▶ [DATA SEGMENT]:

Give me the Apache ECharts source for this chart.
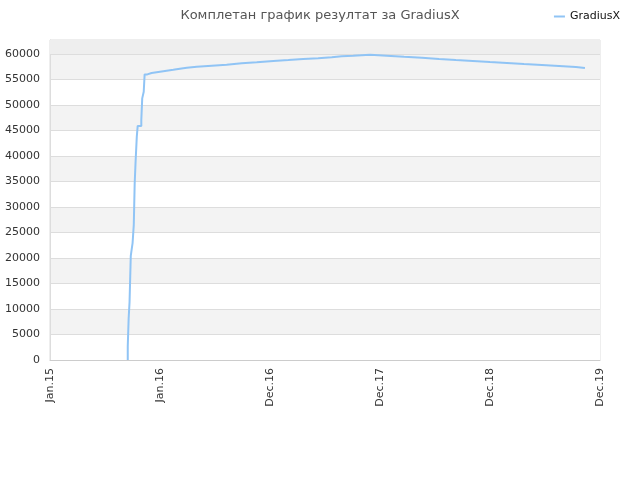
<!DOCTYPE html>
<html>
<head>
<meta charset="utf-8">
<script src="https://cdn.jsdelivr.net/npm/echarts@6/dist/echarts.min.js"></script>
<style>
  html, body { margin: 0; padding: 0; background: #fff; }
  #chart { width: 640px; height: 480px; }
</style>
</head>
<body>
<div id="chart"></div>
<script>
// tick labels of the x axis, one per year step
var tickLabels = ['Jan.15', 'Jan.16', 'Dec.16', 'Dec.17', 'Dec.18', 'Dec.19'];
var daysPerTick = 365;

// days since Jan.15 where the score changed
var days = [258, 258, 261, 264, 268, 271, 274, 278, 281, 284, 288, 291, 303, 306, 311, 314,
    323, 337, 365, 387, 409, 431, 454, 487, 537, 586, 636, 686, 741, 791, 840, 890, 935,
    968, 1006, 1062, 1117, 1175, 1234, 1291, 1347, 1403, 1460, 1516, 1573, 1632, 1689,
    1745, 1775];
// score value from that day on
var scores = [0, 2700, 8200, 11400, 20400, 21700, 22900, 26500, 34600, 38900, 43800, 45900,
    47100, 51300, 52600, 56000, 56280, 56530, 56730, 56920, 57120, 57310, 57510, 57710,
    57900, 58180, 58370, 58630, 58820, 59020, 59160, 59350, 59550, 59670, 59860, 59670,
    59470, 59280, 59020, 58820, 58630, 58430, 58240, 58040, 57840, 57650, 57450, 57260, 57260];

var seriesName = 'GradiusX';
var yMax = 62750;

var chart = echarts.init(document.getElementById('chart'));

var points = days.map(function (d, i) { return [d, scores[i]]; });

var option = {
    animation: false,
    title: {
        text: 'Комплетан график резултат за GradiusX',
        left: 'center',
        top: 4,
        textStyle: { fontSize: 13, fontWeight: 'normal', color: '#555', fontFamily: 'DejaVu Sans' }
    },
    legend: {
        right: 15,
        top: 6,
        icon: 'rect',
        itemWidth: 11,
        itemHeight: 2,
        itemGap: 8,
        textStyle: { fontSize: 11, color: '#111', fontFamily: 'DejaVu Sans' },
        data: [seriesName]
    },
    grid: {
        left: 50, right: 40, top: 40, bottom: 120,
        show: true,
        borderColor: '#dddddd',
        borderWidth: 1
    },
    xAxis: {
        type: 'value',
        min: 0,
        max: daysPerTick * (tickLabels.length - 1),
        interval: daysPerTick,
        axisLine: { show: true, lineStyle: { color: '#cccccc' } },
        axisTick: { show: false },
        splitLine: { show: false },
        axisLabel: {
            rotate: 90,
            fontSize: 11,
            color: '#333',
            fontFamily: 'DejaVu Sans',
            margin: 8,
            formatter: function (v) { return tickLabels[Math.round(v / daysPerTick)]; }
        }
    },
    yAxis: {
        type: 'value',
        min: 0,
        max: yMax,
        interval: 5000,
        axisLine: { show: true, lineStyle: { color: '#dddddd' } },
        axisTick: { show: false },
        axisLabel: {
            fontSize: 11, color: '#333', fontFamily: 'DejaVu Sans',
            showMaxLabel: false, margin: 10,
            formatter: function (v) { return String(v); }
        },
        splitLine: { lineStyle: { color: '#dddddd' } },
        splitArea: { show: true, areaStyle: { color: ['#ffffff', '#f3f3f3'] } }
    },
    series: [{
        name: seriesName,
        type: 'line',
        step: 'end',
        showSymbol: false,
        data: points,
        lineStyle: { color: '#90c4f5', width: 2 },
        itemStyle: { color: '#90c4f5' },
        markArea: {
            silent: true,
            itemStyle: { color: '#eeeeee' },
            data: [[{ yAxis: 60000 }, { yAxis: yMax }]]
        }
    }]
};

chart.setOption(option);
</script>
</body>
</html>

▶ [EXERCISE]:
Without including any picture, repeat the data exactly.

▶ [FULL ANSWER]:
Give me the Apache ECharts source for this chart.
<!DOCTYPE html>
<html>
<head>
<meta charset="utf-8">
<script src="https://cdn.jsdelivr.net/npm/echarts@6/dist/echarts.min.js"></script>
<style>
  html, body { margin: 0; padding: 0; background: #fff; }
  #chart { width: 640px; height: 480px; }
</style>
</head>
<body>
<div id="chart"></div>
<script>
// tick labels of the x axis, one per year step
var tickLabels = ['Jan.15', 'Jan.16', 'Dec.16', 'Dec.17', 'Dec.18', 'Dec.19'];
var daysPerTick = 365;

// days since Jan.15 where the score changed
var days = [258, 258, 261, 264, 268, 271, 274, 278, 281, 284, 288, 291, 303, 306, 311, 314,
    323, 337, 365, 387, 409, 431, 454, 487, 537, 586, 636, 686, 741, 791, 840, 890, 935,
    968, 1006, 1062, 1117, 1175, 1234, 1291, 1347, 1403, 1460, 1516, 1573, 1632, 1689,
    1745, 1775];
// score value from that day on
var scores = [0, 2700, 8200, 11400, 20400, 21700, 22900, 26500, 34600, 38900, 43800, 45900,
    47100, 51300, 52600, 56000, 56280, 56530, 56730, 56920, 57120, 57310, 57510, 57710,
    57900, 58180, 58370, 58630, 58820, 59020, 59160, 59350, 59550, 59670, 59860, 59670,
    59470, 59280, 59020, 58820, 58630, 58430, 58240, 58040, 57840, 57650, 57450, 57260, 57260];

var seriesName = 'GradiusX';
var yMax = 62750;

var chart = echarts.init(document.getElementById('chart'));

var points = days.map(function (d, i) { return [d, scores[i]]; });

var option = {
    animation: false,
    title: {
        text: 'Комплетан график резултат за GradiusX',
        left: 'center',
        top: 4,
        textStyle: { fontSize: 13, fontWeight: 'normal', color: '#555', fontFamily: 'DejaVu Sans' }
    },
    legend: {
        right: 15,
        top: 6,
        icon: 'rect',
        itemWidth: 11,
        itemHeight: 2,
        itemGap: 8,
        textStyle: { fontSize: 11, color: '#111', fontFamily: 'DejaVu Sans' },
        data: [seriesName]
    },
    grid: {
        left: 50, right: 40, top: 40, bottom: 120,
        show: true,
        borderColor: '#dddddd',
        borderWidth: 1
    },
    xAxis: {
        type: 'value',
        min: 0,
        max: daysPerTick * (tickLabels.length - 1),
        interval: daysPerTick,
        axisLine: { show: true, lineStyle: { color: '#cccccc' } },
        axisTick: { show: false },
        splitLine: { show: false },
        axisLabel: {
            rotate: 90,
            fontSize: 11,
            color: '#333',
            fontFamily: 'DejaVu Sans',
            margin: 8,
            formatter: function (v) { return tickLabels[Math.round(v / daysPerTick)]; }
        }
    },
    yAxis: {
        type: 'value',
        min: 0,
        max: yMax,
        interval: 5000,
        axisLine: { show: true, lineStyle: { color: '#dddddd' } },
        axisTick: { show: false },
        axisLabel: {
            fontSize: 11, color: '#333', fontFamily: 'DejaVu Sans',
            showMaxLabel: false, margin: 10,
            formatter: function (v) { return String(v); }
        },
        splitLine: { lineStyle: { color: '#dddddd' } },
        splitArea: { show: true, areaStyle: { color: ['#ffffff', '#f3f3f3'] } }
    },
    series: [{
        name: seriesName,
        type: 'line',
        step: 'end',
        showSymbol: false,
        data: points,
        lineStyle: { color: '#90c4f5', width: 2 },
        itemStyle: { color: '#90c4f5' },
        markArea: {
            silent: true,
            itemStyle: { color: '#eeeeee' },
            data: [[{ yAxis: 60000 }, { yAxis: yMax }]]
        }
    }]
};

chart.setOption(option);
</script>
</body>
</html>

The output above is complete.